I don't think I understood your question fully though, sorry.
wrote...
11 years ago
Yes, quantum particles are in two places at the same time under many circumstances. Wave Particle Duality explains furthermore, especially Tachyon particles that at times move so fast within duality that scientists cant even see or observe them but only detect their presence through mist in the past tense. Also if you see a star in two places at the same time its because a black hole is in between them. Im kinda forgeting now, but I read a long time ago some guy explaining how a qp could within a fraction of a nanosecond be in infinite places also but thats off topic and not credible.

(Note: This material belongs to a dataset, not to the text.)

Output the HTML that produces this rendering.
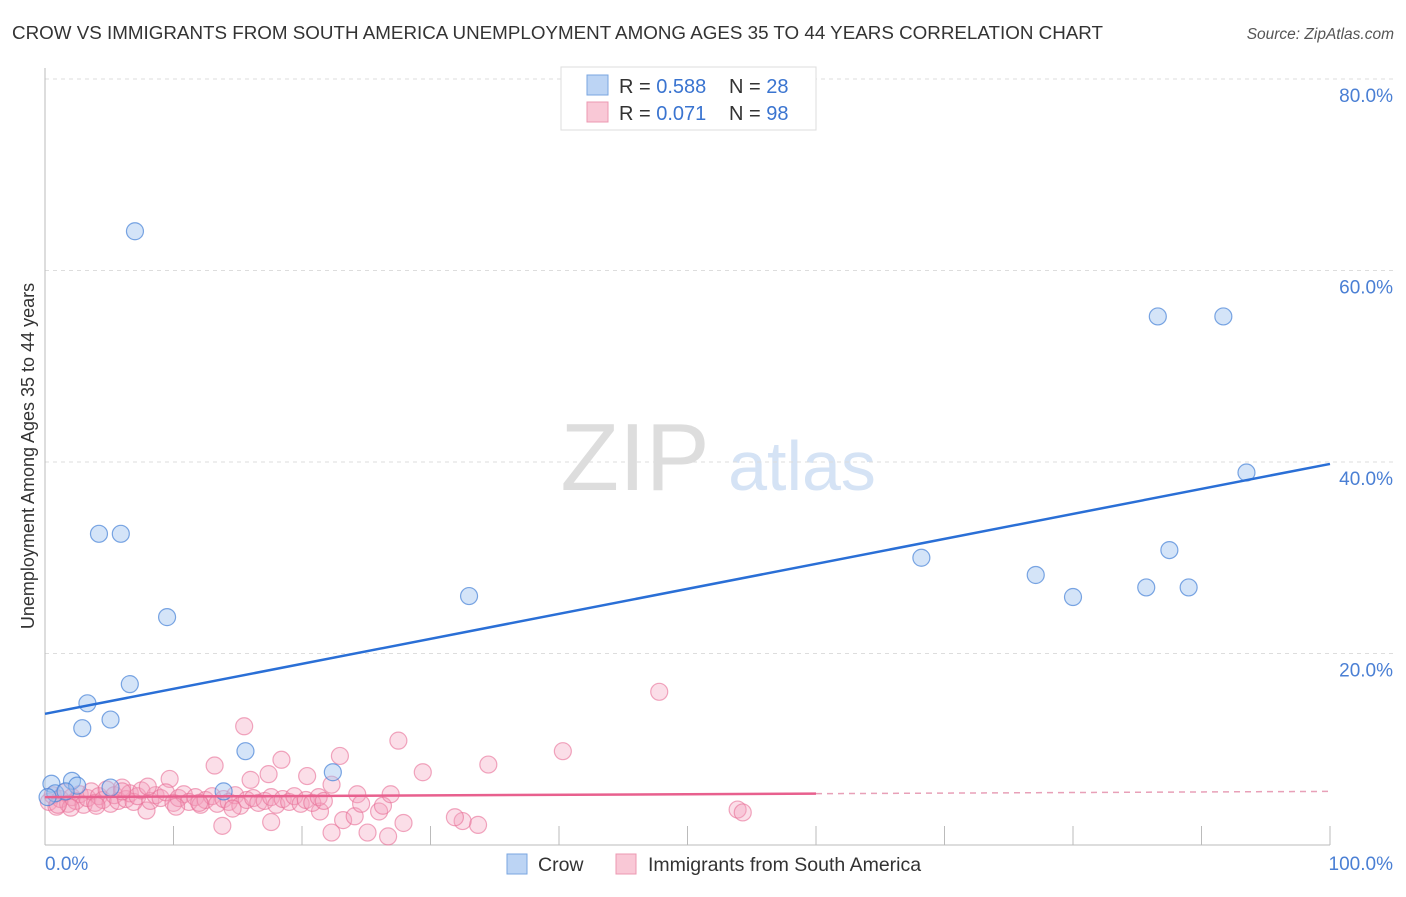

So, yes quantum particles hold the ability to be in two places at the same time.
wrote...
11 years ago
yes, quantum particles can be at several different positions at one time. and if a quantum particle moves from one place to another (and its position is not measured in between), it takes all possible paths from the initial to the final points. this can be most directly seen in feynman's path integral formulation of quantum mechanics, but is implicitly also present in the schrödinger or the heisenberg formulation. but (in contrast to your question), there is no actual classical path that the particle takes (if it isn't measured).

yet this has nothing to do with the multiverse hypothesis. all these possible paths take place in our universe.

but there is an interpretation of quantum mechanics, the many-worlds interpretation, that postulates that every outcome of a probabilistic quantum experiment is realized in its own universe (each time a quantum measurement is made, the universe splits into several copies where each possible outcome is realized in one of them).
but this is only an interpretation of the scientific theory of quantum mechanics. it makes no experimentally testable predictions (different from standard copenhagen quantum mechanics), so it is not really a scientific theory.